## Your objective
Only the lines from the start of the material through the line containing "80, 90, 100];" are to be extracted, exactly as they appear.

## Available data
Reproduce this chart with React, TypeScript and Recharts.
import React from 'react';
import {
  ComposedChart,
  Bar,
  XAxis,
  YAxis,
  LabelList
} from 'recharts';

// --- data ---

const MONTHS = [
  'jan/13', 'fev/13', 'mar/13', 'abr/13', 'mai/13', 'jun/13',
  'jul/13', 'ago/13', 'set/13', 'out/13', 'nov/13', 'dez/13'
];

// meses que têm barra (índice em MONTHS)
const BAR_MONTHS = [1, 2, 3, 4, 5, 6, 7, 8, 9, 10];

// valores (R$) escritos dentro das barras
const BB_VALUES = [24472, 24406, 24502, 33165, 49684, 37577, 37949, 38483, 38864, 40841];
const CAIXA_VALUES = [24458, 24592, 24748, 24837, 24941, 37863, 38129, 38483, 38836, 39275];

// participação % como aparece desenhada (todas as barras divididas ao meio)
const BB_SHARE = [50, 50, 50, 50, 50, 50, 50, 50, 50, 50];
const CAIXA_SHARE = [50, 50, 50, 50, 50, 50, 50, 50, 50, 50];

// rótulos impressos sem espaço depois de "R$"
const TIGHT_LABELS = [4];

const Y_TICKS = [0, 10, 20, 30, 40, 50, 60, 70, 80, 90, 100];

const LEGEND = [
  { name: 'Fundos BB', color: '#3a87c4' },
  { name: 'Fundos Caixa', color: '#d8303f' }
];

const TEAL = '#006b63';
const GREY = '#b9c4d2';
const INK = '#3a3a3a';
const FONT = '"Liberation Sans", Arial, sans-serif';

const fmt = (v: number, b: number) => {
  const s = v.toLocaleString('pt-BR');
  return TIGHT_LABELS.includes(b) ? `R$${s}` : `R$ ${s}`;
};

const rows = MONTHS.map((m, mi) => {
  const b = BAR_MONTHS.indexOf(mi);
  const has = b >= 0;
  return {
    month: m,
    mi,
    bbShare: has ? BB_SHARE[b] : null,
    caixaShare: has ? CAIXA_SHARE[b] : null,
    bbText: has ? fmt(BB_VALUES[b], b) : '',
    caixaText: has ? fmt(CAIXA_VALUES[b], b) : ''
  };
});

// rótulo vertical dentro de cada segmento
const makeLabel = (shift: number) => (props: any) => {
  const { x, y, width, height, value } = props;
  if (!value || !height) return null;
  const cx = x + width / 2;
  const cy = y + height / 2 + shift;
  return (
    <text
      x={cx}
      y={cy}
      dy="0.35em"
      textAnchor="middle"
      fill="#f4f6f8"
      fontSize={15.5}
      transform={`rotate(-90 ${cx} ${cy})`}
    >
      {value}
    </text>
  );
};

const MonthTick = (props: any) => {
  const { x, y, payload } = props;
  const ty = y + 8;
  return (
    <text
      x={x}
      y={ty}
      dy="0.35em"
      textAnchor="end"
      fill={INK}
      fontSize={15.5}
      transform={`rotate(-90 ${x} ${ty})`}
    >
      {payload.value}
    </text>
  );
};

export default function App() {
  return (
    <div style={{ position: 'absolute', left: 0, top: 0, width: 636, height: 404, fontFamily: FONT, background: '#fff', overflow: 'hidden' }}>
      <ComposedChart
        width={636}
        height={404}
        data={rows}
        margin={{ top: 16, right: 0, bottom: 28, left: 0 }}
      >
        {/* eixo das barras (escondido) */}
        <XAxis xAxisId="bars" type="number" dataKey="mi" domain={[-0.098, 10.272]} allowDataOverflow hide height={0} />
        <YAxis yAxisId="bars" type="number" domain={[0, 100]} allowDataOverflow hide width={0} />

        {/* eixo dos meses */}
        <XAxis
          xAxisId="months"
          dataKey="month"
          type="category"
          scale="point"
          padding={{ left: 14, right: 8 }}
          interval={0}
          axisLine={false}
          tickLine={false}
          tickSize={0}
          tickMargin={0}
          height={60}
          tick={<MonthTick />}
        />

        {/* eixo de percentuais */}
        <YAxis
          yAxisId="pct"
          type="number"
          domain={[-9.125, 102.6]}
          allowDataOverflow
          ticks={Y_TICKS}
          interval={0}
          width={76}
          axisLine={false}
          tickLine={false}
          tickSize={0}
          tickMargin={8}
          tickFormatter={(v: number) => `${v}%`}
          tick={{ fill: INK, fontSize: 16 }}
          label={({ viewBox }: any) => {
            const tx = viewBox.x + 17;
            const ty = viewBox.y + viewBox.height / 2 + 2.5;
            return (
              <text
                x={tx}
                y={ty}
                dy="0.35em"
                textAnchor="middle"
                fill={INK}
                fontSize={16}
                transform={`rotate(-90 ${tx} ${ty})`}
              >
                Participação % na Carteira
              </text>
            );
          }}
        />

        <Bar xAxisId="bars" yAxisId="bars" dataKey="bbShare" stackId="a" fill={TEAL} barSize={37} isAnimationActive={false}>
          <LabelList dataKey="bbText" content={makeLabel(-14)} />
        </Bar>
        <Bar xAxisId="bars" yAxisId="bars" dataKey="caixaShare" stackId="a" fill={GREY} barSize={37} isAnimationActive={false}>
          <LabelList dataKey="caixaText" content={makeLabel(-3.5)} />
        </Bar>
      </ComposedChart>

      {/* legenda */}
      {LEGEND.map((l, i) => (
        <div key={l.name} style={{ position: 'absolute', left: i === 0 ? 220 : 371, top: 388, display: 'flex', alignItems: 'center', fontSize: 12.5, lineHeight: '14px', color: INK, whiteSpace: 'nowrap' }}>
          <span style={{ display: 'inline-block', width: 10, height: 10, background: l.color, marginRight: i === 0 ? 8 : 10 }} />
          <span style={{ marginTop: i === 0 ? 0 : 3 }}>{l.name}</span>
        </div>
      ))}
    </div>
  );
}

## Written solution
Reproduce this chart with React, TypeScript and Recharts.
import React from 'react';
import {
  ComposedChart,
  Bar,
  XAxis,
  YAxis,
  LabelList
} from 'recharts';

// --- data ---

const MONTHS = [
  'jan/13', 'fev/13', 'mar/13', 'abr/13', 'mai/13', 'jun/13',
  'jul/13', 'ago/13', 'set/13', 'out/13', 'nov/13', 'dez/13'
];

// meses que têm barra (índice em MONTHS)
const BAR_MONTHS = [1, 2, 3, 4, 5, 6, 7, 8, 9, 10];

// valores (R$) escritos dentro das barras
const BB_VALUES = [24472, 24406, 24502, 33165, 49684, 37577, 37949, 38483, 38864, 40841];
const CAIXA_VALUES = [24458, 24592, 24748, 24837, 24941, 37863, 38129, 38483, 38836, 39275];

// participação % como aparece desenhada (todas as barras divididas ao meio)
const BB_SHARE = [50, 50, 50, 50, 50, 50, 50, 50, 50, 50];
const CAIXA_SHARE = [50, 50, 50, 50, 50, 50, 50, 50, 50, 50];

// rótulos impressos sem espaço depois de "R$"
const TIGHT_LABELS = [4];

const Y_TICKS = [0, 10, 20, 30, 40, 50, 60, 70, 80, 90, 100];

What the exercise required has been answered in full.